Brander’s works are a meditation on the physical act of painting. He considers them visual poetry (focusing on memory and the spiritual experience of looking skyward) resulting in pieces that are both figurative and abstract. In this tension, Brander creates a liminal space, which transports the viewer to a place of feeling rather than just seeing.

Vipeksha Gupta’s (b.1989, New Delhi, India) approach appears more phenomenological, a trajectory of introspection moving outside the realms of the human body, to explore the metaphysical sphere created by our collective consciousness. Gupta, who practiced sculpture for over a decade, looks to land artists such as Michael Heizer, Richard Serra, Barnett Newman, Mary Corse and Josef Albers for their sensibilities but is equally drawn to the mysticism of India and the Far East.

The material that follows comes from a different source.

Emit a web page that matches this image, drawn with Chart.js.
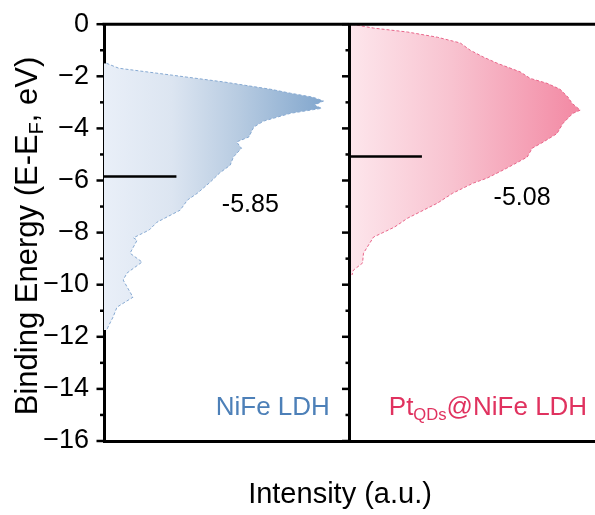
<!DOCTYPE html>
<html>
<head>
<meta charset="utf-8">
<script src="https://cdn.jsdelivr.net/npm/chart.js@4.4.0/dist/chart.umd.min.js"></script>
<style>
  html, body { margin: 0; padding: 0; background: #fff; overflow: hidden; }
  #wrap { width: 595px; height: 515px; }
</style>
</head>
<body>
<div id="wrap"><canvas id="dos"></canvas></div>
<script>
/* ===== Data ===== */
const nifeEnergy = [-1.5, -1.69, -1.96, -2.22, -2.5, -2.65, -2.8, -2.95, -3.1, -3.23, -3.42, -3.72, -3.95, -4.33, -4.52, -4.76, -5.1, -5.41, -5.72, -6.06, -6.49, -6.75, -7.14, -7.6, -7.9, -8.2, -8.29, -8.79, -9.13, -9.55, -9.82, -10.48, -10.86, -11.24, -11.63, -11.74];
const nifeIntensity = [1, 6, 28, 49, 68, 76, 85, 89.4, 85.7, 88.6, 76, 65, 61, 59, 54, 56, 52.7, 51.4, 47, 43.3, 38, 34, 31, 21.6, 18.4, 12, 13.5, 10.6, 15.5, 9.4, 7.8, 11.8, 5.3, 3.7, 1.6, 1.2];

const ptEnergy = [0, -0.15, -0.3, -0.5, -0.72, -1.0, -1.26, -1.5, -1.83, -2.08, -2.27, -2.5, -2.8, -3.04, -3.3, -3.42, -3.8, -4.2, -4.52, -4.76, -5.1, -5.53, -5.91, -6.1, -6.49, -6.87, -7.45, -7.79, -8.17, -8.79, -9.17, -9.44, -9.63];
const ptIntensity = [1, 9.8, 23.6, 35.8, 45.1, 49.2, 54.5, 60.2, 69.5, 73.6, 80.5, 85.8, 89, 90.7, 94, 91, 87, 84.5, 79, 74.4, 72.4, 64, 56, 50.4, 42, 35.8, 23.6, 18.3, 9.8, 5.7, 5.3, 1.6, 1];

// d-band centers
const bandCenters = [-5.85, -5.08];
const bandCenterText = ['-5.85', '-5.08'];
const centerBarLength = 29.5;

const FONT = "'Liberation Sans', Arial, Helvetica, sans-serif";

const toPoints = (ys, xs) => ys.map((y, i) => ({ x: xs[i], y }));

function gradientFor(axisId, stops) {
    return (c) => {
        const chart = c.chart;
        if (!chart.chartArea) return stops[0][1];
        const sc = chart.scales[axisId];
        const g = chart.ctx.createLinearGradient(sc.getPixelForValue(0), 0, sc.getPixelForValue(92), 0);
        stops.forEach(s => g.addColorStop(s[0], s[1]));
        return g;
    };
}

const BLUE_STOPS = [[0, '#e9eff8'], [0.3, '#dce5f1'], [0.6, '#b7cbe1'], [1, '#7ea4cc']];
const PINK_STOPS = [[0, '#fde6ec'], [0.45, '#f8c3d0'], [1, '#f38ba5']];

/* ===== Rich text helper (subscripts) ===== */
function drawRich(ctx, parts, x, y, size, align) {
    const subSize = size * 0.64;
    let w = 0;
    parts.forEach(p => {
        ctx.font = (p.sub ? subSize : size) + 'px ' + FONT;
        p.w = ctx.measureText(p.t).width;
        w += p.w;
    });
    let cx = align === 'center' ? x - w / 2 : align === 'right' ? x - w : x;
    ctx.textAlign = 'left';
    ctx.textBaseline = 'middle';
    parts.forEach(p => {
        ctx.font = (p.sub ? subSize : size) + 'px ' + FONT;
        ctx.fillText(p.t, cx, y + (p.sub ? size * 0.3 : 0));
        cx += p.w;
    });
}

/* ===== Frame, minor ticks, markers, labels ===== */
const framePlugin = {
    id: 'frame',
    afterDraw(chart) {
        const { ctx, chartArea: a, scales: { y, x, x2 } } = chart;
        ctx.save();
        ctx.strokeStyle = '#000';
        ctx.lineWidth = 3;
        ctx.beginPath();
        ctx.moveTo(a.left - 1.5, a.top);
        ctx.lineTo(chart.width, a.top);
        ctx.stroke();
        ctx.beginPath();
        ctx.moveTo(x2.left, a.top);
        ctx.lineTo(x2.left, a.bottom + 1.5);
        ctx.stroke();

        // major / minor ticks on the axis and the divider
        ctx.lineWidth = 2.5;
        for (let v = -16; v <= 0; v++) {
            const py = y.getPixelForValue(v);
            const len = v % 2 === 0 ? 7.5 : 4;
            [x.left, x2.left].forEach(px => {
                ctx.beginPath();
                ctx.moveTo(px - len, py);
                ctx.lineTo(px, py);
                ctx.stroke();
            });
        }

        // d-band center bars
        ctx.lineWidth = 2.5;
        [[x, bandCenters[0]], [x2, bandCenters[1]]].forEach(([sc, e]) => {
            const py = y.getPixelForValue(e);
            ctx.beginPath();
            ctx.moveTo(sc.getPixelForValue(0), py);
            ctx.lineTo(sc.getPixelForValue(centerBarLength), py);
            ctx.stroke();
        });

        ctx.fillStyle = '#000';
        ctx.font = '25px ' + FONT;
        ctx.textAlign = 'center';
        ctx.textBaseline = 'middle';
        ctx.fillText(bandCenterText[0], x.getPixelForValue(59.6), y.getPixelForValue(-6.95));
        ctx.fillText(bandCenterText[1], x2.getPixelForValue(70.3), y.getPixelForValue(-6.68));

        // sample names
        ctx.fillStyle = '#4d80b8';
        drawRich(ctx, [{ t: 'NiFe LDH' }], x.getPixelForValue(92), y.getPixelForValue(-14.73), 26, 'right');
        ctx.fillStyle = '#e0325f';
        drawRich(ctx, [{ t: 'Pt' }, { t: 'QDs', sub: true }, { t: '@NiFe LDH' }], x2.getPixelForValue(96.8), y.getPixelForValue(-14.73), 26, 'right');

        // axis titles
        ctx.fillStyle = '#000';
        drawRich(ctx, [{ t: 'Intensity (a.u.)' }], 340, 495, 29, 'center');
        ctx.translate(28, 236);
        ctx.rotate(-Math.PI / 2);
        drawRich(ctx, [{ t: 'Binding Energy (E-E' }, { t: 'F', sub: true }, { t: ', eV)' }], 0, 0, 31, 'center');
        ctx.restore();
    }
};

const bottomAxis = {
    type: 'linear', position: 'bottom', stack: 'panels', stackWeight: 1,
    min: 0, max: 100,
    ticks: { display: false },
    grid: { display: true, drawOnChartArea: false, drawTicks: false },
    border: { display: true, color: '#000', width: 3 },
    afterFit: s => { s.height = 74; }
};

new Chart(document.getElementById('dos'), {
    type: 'line',
    data: {
        datasets: [
            {
                label: 'NiFe LDH', xAxisID: 'x',
                data: toPoints(nifeEnergy, nifeIntensity),
                borderColor: '#86a9d2', borderWidth: 1, borderDash: [3, 2],
                backgroundColor: gradientFor('x', BLUE_STOPS),
                fill: 'origin', pointRadius: 0, tension: 0
            },
            {
                label: 'PtQDs@NiFe LDH', xAxisID: 'x2',
                data: toPoints(ptEnergy, ptIntensity),
                borderColor: '#e8668a', borderWidth: 1, borderDash: [3, 2],
                backgroundColor: gradientFor('x2', PINK_STOPS),
                fill: 'origin', pointRadius: 0, tension: 0
            }
        ]
    },
    options: {
        indexAxis: 'y',
        responsive: true,
        maintainAspectRatio: false,
        animation: false,
        layout: { padding: { top: 24, right: 0, left: 0, bottom: 0 } },
        plugins: { legend: { display: false }, tooltip: { enabled: false } },
        scales: {
            x: { ...bottomAxis },
            x2: { ...bottomAxis },
            y: {
                type: 'linear', position: 'left',
                min: -16, max: 0,
                ticks: {
                    stepSize: 2, color: '#000', padding: 8,
                    font: { family: FONT, size: 27 },
                    callback: v => v < 0 ? '\u2212' + Math.abs(v) : String(v)
                },
                grid: { display: true, drawOnChartArea: false, drawTicks: true, tickLength: 7, tickColor: 'rgba(0,0,0,0)' },
                border: { display: true, color: '#000', width: 3 },
                afterFit: s => { s.width = 104; }
            }
        }
    },
    plugins: [framePlugin]
});
</script>
</body>
</html>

Light is the premise of Gupta’s practice. Works are imbued with their own luminosity, reflecting a deep meditation into human consciousness and the power of shared experiences. Using Fabriano hot pressed paper, Gupta’s work is highly stratified, she explores concepts through graphite, charcoal and pigments, with previous layers smoothed out. Every effort, every coating, still remains visible at the end, not unlike her belief that eternity is an embroidery of experiences that come together.

The wavelength of color and its organic, intuitive representation is at the heart of Gupta’s growth as an artist and a being. In a previous series titled ‘Cerise’, Gupta showcased a particular shade of red, noticeable at dawn, to depict healing. In this body of work, she focuses on brown, with a shimmer of iridescence, reflecting a soul-searching journey; the power of skin-to-skin contact, the literal and metaphorical layers of skin (worn and shed) that make up our varying perspectives and the marriage of the mundane with the ethereal.

In both artists’ works appear the faint delineation of a line. In Brander’s paintings, these depict the horizon, a formal element that has become a trademark in recent years. While for Gupta, this line has taken on multiple forms, through folds, serving as a gradient of color and also a technique to showcase the linearity in her journey.